Je tenais à produire ce texte sur les caqueux, parce que, comme on retrouve dans l'aveu de l'évêque de Saint-Malo un passage fort analogue à celui-ci, l'on en peut conclure que l'état de choses dont ce texte nous donne connaissance a dû exister jadis dans la plus grande partie de notre province.

Or on voit par ce texte que, au lieu de vivre isolés les uns des autres, comme on se représente d'habitude les lépreux du moyen âge, les caqueux de chaque paroisse vivaient cantonnés, mais réunis, dans des villages désignés sous le nom de caquineries, desquels dépendaient des terres plus ou moins considérables, cultivées par les caqueux. Les fonts baptismaux et les cimetières séparés sont une double mesure de précaution qui a toujours été appliquée aux lépreux ; en certains lieux de la Bretagne que je pourrais citer, les caqueux avaient même une chapelle privative, soit dans leur caquinerie, soit au chef-lieu de la paroisse, mais à quelque distance de l'église paroissiale. C'était encore évidemment dans le seul but d'empêcher le mélange de la population saine avec les caqueux et réciproquement, que l'on avait interdit à ces derniers d'acheter d'autres terres que celles dépendantes de leurs caquineries, et aussi de vendre les terres des caquineries à d'autres qu'à des caqueux.

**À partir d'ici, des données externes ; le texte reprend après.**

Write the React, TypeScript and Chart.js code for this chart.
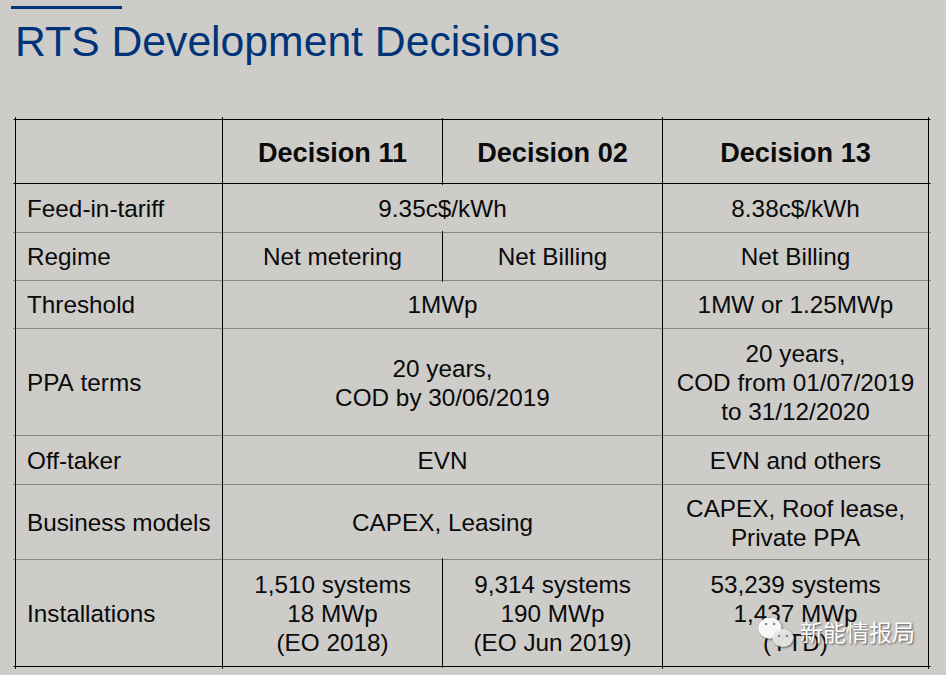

A part, ces mesures de séquestration, et le préjugé public qui, longtemps après l'extinction de la lèpre, les frappait de réprobation comme une race inférieure ou dégradée, la condition des caqueux ne semble pas avoir été si misérable qu'on l'a écrit.

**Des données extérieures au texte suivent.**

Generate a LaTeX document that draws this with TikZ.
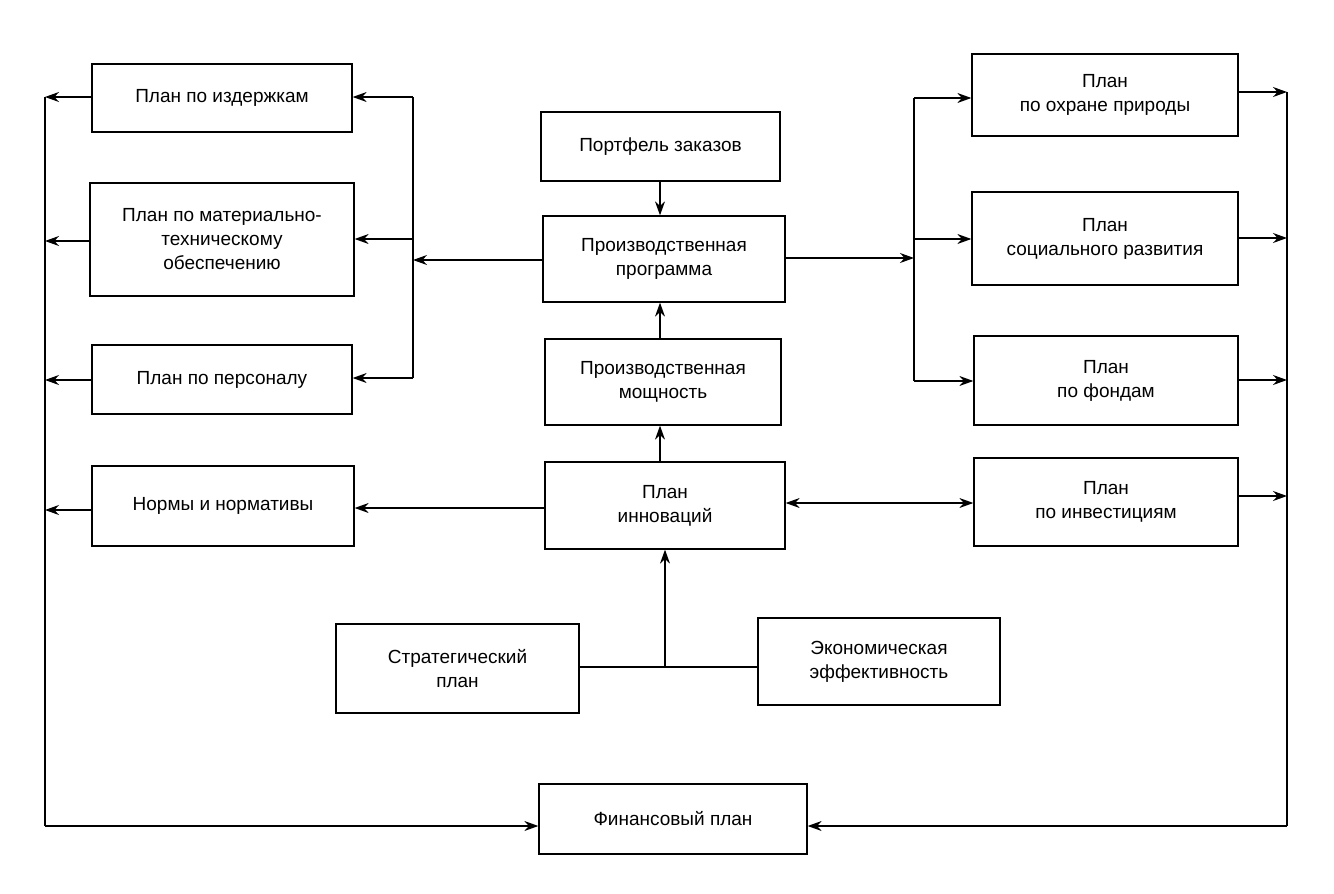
\documentclass[tikz,border=0pt]{standalone}
\usepackage{fontspec}
\setmainfont{Liberation Sans}
\usetikzlibrary{arrows.meta}
\begin{document}
\begin{tikzpicture}[x=1pt,y=-1pt,
  box/.style={draw,line width=1.3pt,align=center,font=\fontsize{19}{24}\selectfont},
  ar/.style={-{Stealth[length=14pt,width=10pt]},line width=1.2pt},
  ln/.style={line width=1.2pt}]
\useasboundingbox (0,0) rectangle (1334,894);
\newcommand\bx[6]{\node[box,minimum width=#4-#2,minimum height=#5-#3] (#1) at ({(#2+#4)/2},{(#3+#5)/2}) {#6};}
\bx{izd}{92}{64}{352}{132}{План по издержкам}
\bx{mto}{90}{183}{354}{296}{План по материально-\\техническому\\обеспечению}
\bx{pers}{92}{345}{352}{414}{План по персоналу}
\bx{norm}{92}{466}{354}{546}{Нормы и нормативы}
\bx{port}{541}{112}{780}{181}{Портфель заказов}
\bx{prog}{543}{216}{785}{302}{Производственная\\программа}
\bx{mosh}{545}{339}{781}{425}{Производственная\\мощность}
\bx{inn}{545}{462}{785}{549}{План\\инноваций}
\bx{str}{336}{624}{579}{713}{Стратегический\\план}
\bx{eko}{758}{618}{1000}{705}{Экономическая\\эффективность}
\bx{fin}{539}{784}{807}{854}{Финансовый план}
\bx{pri}{972}{54}{1238}{136}{План\\по охране природы}
\bx{soc}{972}{192}{1238}{285}{План\\социального развития}
\bx{fon}{974}{336}{1238}{425}{План\\по фондам}
\bx{inv}{974}{458}{1238}{546}{План\\по инвестициям}
% coordinates
\coordinate (L1) at (45,97); \coordinate (L2) at (45,241); \coordinate (L3) at (45,380); \coordinate (L4) at (45,510); \coordinate (Lb) at (45,826);
\coordinate (M1) at (413,97); \coordinate (M2) at (413,239); \coordinate (M3) at (413,378); \coordinate (Mp) at (413,260);
\coordinate (R1) at (914,98); \coordinate (R2) at (914,239); \coordinate (R3) at (914,381); \coordinate (Rp) at (914,258);
\coordinate (O1) at (1287,92); \coordinate (O2) at (1287,238); \coordinate (O3) at (1287,380); \coordinate (O4) at (1287,496); \coordinate (Ob) at (1287,826);
\coordinate (J) at (665,667);
% left outer
\draw[ln] (L1) -- (Lb);
\draw[ar] (izd.west|-L1) -- (L1);
\draw[ar] (mto.west|-L2) -- (L2);
\draw[ar] (pers.west|-L3) -- (L3);
\draw[ar] (norm.west|-L4) -- (L4);
\draw[ar] (Lb) -- (fin.west|-Lb);
% left middle
\draw[ln] (M1) -- (M3);
\draw[ar] (M1) -- (izd.east|-M1);
\draw[ar] (M2) -- (mto.east|-M2);
\draw[ar] (M3) -- (pers.east|-M3);
\draw[ar] (prog.west|-Mp) -- (Mp);
% right middle
\draw[ln] (R1) -- (R3);
\draw[ar] (prog.east|-Rp) -- (Rp);
\draw[ar] (R1) -- (pri.west|-R1);
\draw[ar] (R2) -- (soc.west|-R2);
\draw[ar] (R3) -- (fon.west|-R3);
% right outer
\draw[ln] (O1) -- (Ob);
\draw[ar] (pri.east|-O1) -- (O1);
\draw[ar] (soc.east|-O2) -- (O2);
\draw[ar] (fon.east|-O3) -- (O3);
\draw[ar] (inv.east|-O4) -- (O4);
\draw[ar] (Ob) -- (fin.east|-Ob);
% center
\draw[ar] (port.south-|660,0) -- (prog.north-|660,0);
\draw[ar] (mosh.north-|660,0) -- (prog.south-|660,0);
\draw[ar] (inn.north-|660,0) -- (mosh.south-|660,0);
\draw[ar] (inn.west|-0,508) -- (norm.east|-0,508);
\draw[{Stealth[length=14pt,width=10pt]}-{Stealth[length=14pt,width=10pt]},line width=1.2pt] (inn.east|-0,503) -- (inv.west|-0,503);
\draw[ln] (str.east|-J) -- (eko.west|-J);
\draw[ar] (J) -- (inn.south-|J);
\end{tikzpicture}
\end{document}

Ils étaient réputés personnes d'église, et même, puisqu'on les nomme serfs, personnes appartenant à l'Eglise. Cette qualité produisait une double conséquence : d'une part elle les affranchissait, eux et leurs biens, de toute imposition publique ; de l'autre elle les rendait, au temporel, justiciables de l'évêque seul, en quelque lieu que fussent situées leurs caquineries. Ils ne devaient, pour leurs maisons et leurs champs, aucunes rentes ni services, mais seulement une taille personnelle, payable solidairement par tous les caqueux du même diocèse, et d'ailleurs peu élevée, puisque dans l'évêché de Saint-Brieuc, où il existait encore, en 1690, au moins vingt-deux caquineries, cette taille ne faisait qu'une somme de 20 livres. Quant à l'obligation, pour chaque ménage, de fournir un licou de corde lors des visites pastorales, on ne la jugera pas non plus bien lourde.

On voit donc que l'Eglise avait fait ce qui était possible pour rendre plus tolérable la condition de ces in fortunés, confiés à sa garde. (A. L. B.).